## Task prompt
Set down the data below without change, skipping the pictures it holds.

## Dataset excerpt
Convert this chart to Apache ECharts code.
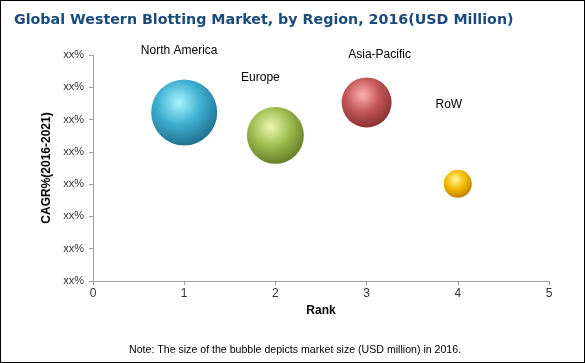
<!DOCTYPE html>
<html><head><meta charset="utf-8">
<script src="https://cdn.jsdelivr.net/npm/echarts@6/dist/echarts.min.js"></script>
<style>
html,body{margin:0;padding:0;background:#fff;}
#c{width:585px;height:363px;box-sizing:border-box;border:1px solid #000;}
</style></head>
<body><div id="c"></div>
<script>
const regions = ['North America', 'Europe', 'Asia-Pacific', 'RoW'];
const ranks = [1, 2, 3, 4];
const cagr = [5.22, 4.51, 5.53, 3.01];
const marketSize = [1090, 810, 625, 196];
const yTickLabel = 'xx%';

const palettes = [
  ['#a8f4ff', '#3eaed0', '#1b6080'],
  ['#eef8b0', '#9fbc50', '#56701c'],
  ['#ffb0b0', '#c45858', '#7a2626'],
  ['#fff6a0', '#f4bc00', '#b07000']
];
const labelOffsets = [[-5, -18], [-15, -18], [13, -12], [-9, -54]];

function grad(p) {
  return new echarts.graphic.RadialGradient(0.42, 0.35, 0.75, [
    {offset: 0, color: p[0]},
    {offset: 0.45, color: p[1]},
    {offset: 1, color: p[2]}
  ]);
}

const chart = echarts.init(document.getElementById('c'), null, {renderer: 'canvas'});
const series = regions.map((name, i) => ({
  name: name,
  type: 'scatter',
  data: [[ranks[i], cagr[i], marketSize[i]]],
  symbolSize: d => Math.sqrt(d[2]) * 2,
  itemStyle: {color: grad(palettes[i]), opacity: 1},
  label: {
    show: true, position: 'top', formatter: name,
    offset: labelOffsets[i],
    color: '#000', fontFamily: 'Arial, Liberation Sans', fontSize: 12
  },
  emphasis: {disabled: true}
}));

chart.setOption({
  animation: false,
  title: {
    text: 'Global Western Blotting Market, by Region, 2016(USD Million)',
    left: 8, top: 7,
    textStyle: {color: '#1b4b7c', fontFamily: 'DejaVu Sans', fontWeight: 'bold', fontSize: 14.25}
  },
  grid: {left: 92, right: 35, top: 54, bottom: 81},
  xAxis: {
    type: 'value', min: 0, max: 5, interval: 1,
    name: 'Rank', nameLocation: 'middle', nameGap: 24,
    nameTextStyle: {color: '#000', fontWeight: 'bold', fontFamily: 'Arial, Liberation Sans', fontSize: 12},
    axisLine: {show: true, lineStyle: {color: '#a0a0a0'}},
    axisTick: {show: true, length: 4, lineStyle: {color: '#a0a0a0'}},
    axisLabel: {color: '#333', fontFamily: 'Arial, Liberation Sans', fontSize: 12, margin: 7},
    splitLine: {show: false}
  },
  yAxis: {
    type: 'value', min: 0, max: 7, interval: 1,
    name: 'CAGR%(2016-2021)', nameLocation: 'middle', nameGap: 40,
    nameTextStyle: {color: '#000', fontWeight: 'bold', fontFamily: 'Arial, Liberation Sans', fontSize: 12},
    axisLine: {show: true, lineStyle: {color: '#a0a0a0'}},
    axisTick: {show: true, length: 4, lineStyle: {color: '#a0a0a0'}},
    axisLabel: {color: '#333', fontFamily: 'Arial, Liberation Sans', fontSize: 11, margin: 9, formatter: () => yTickLabel},
    splitLine: {show: false}
  },
  graphic: [{
    type: 'text', left: 128, top: 344,
    style: {text: 'Note: The size of the bubble depicts market size (USD million) in 2016.',
      fill: '#000', font: '10.6px Arial, Liberation Sans'}
  }],
  series: series
});
</script></body></html>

## The completed task
Convert this chart to Apache ECharts code.
<!DOCTYPE html>
<html><head><meta charset="utf-8">
<script src="https://cdn.jsdelivr.net/npm/echarts@6/dist/echarts.min.js"></script>
<style>
html,body{margin:0;padding:0;background:#fff;}
#c{width:585px;height:363px;box-sizing:border-box;border:1px solid #000;}
</style></head>
<body><div id="c"></div>
<script>
const regions = ['North America', 'Europe', 'Asia-Pacific', 'RoW'];
const ranks = [1, 2, 3, 4];
const cagr = [5.22, 4.51, 5.53, 3.01];
const marketSize = [1090, 810, 625, 196];
const yTickLabel = 'xx%';

const palettes = [
  ['#a8f4ff', '#3eaed0', '#1b6080'],
  ['#eef8b0', '#9fbc50', '#56701c'],
  ['#ffb0b0', '#c45858', '#7a2626'],
  ['#fff6a0', '#f4bc00', '#b07000']
];
const labelOffsets = [[-5, -18], [-15, -18], [13, -12], [-9, -54]];

function grad(p) {
  return new echarts.graphic.RadialGradient(0.42, 0.35, 0.75, [
    {offset: 0, color: p[0]},
    {offset: 0.45, color: p[1]},
    {offset: 1, color: p[2]}
  ]);
}

const chart = echarts.init(document.getElementById('c'), null, {renderer: 'canvas'});
const series = regions.map((name, i) => ({
  name: name,
  type: 'scatter',
  data: [[ranks[i], cagr[i], marketSize[i]]],
  symbolSize: d => Math.sqrt(d[2]) * 2,
  itemStyle: {color: grad(palettes[i]), opacity: 1},
  label: {
    show: true, position: 'top', formatter: name,
    offset: labelOffsets[i],
    color: '#000', fontFamily: 'Arial, Liberation Sans', fontSize: 12
  },
  emphasis: {disabled: true}
}));

chart.setOption({
  animation: false,
  title: {
    text: 'Global Western Blotting Market, by Region, 2016(USD Million)',
    left: 8, top: 7,
    textStyle: {color: '#1b4b7c', fontFamily: 'DejaVu Sans', fontWeight: 'bold', fontSize: 14.25}
  },
  grid: {left: 92, right: 35, top: 54, bottom: 81},
  xAxis: {
    type: 'value', min: 0, max: 5, interval: 1,
    name: 'Rank', nameLocation: 'middle', nameGap: 24,
    nameTextStyle: {color: '#000', fontWeight: 'bold', fontFamily: 'Arial, Liberation Sans', fontSize: 12},
    axisLine: {show: true, lineStyle: {color: '#a0a0a0'}},
    axisTick: {show: true, length: 4, lineStyle: {color: '#a0a0a0'}},
    axisLabel: {color: '#333', fontFamily: 'Arial, Liberation Sans', fontSize: 12, margin: 7},
    splitLine: {show: false}
  },
  yAxis: {
    type: 'value', min: 0, max: 7, interval: 1,
    name: 'CAGR%(2016-2021)', nameLocation: 'middle', nameGap: 40,
    nameTextStyle: {color: '#000', fontWeight: 'bold', fontFamily: 'Arial, Liberation Sans', fontSize: 12},
    axisLine: {show: true, lineStyle: {color: '#a0a0a0'}},
    axisTick: {show: true, length: 4, lineStyle: {color: '#a0a0a0'}},
    axisLabel: {color: '#333', fontFamily: 'Arial, Liberation Sans', fontSize: 11, margin: 9, formatter: () => yTickLabel},
    splitLine: {show: false}
  },
  graphic: [{
    type: 'text', left: 128, top: 344,
    style: {text: 'Note: The size of the bubble depicts market size (USD million) in 2016.',
      fill: '#000', font: '10.6px Arial, Liberation Sans'}
  }],
  series: series
});
</script></body></html>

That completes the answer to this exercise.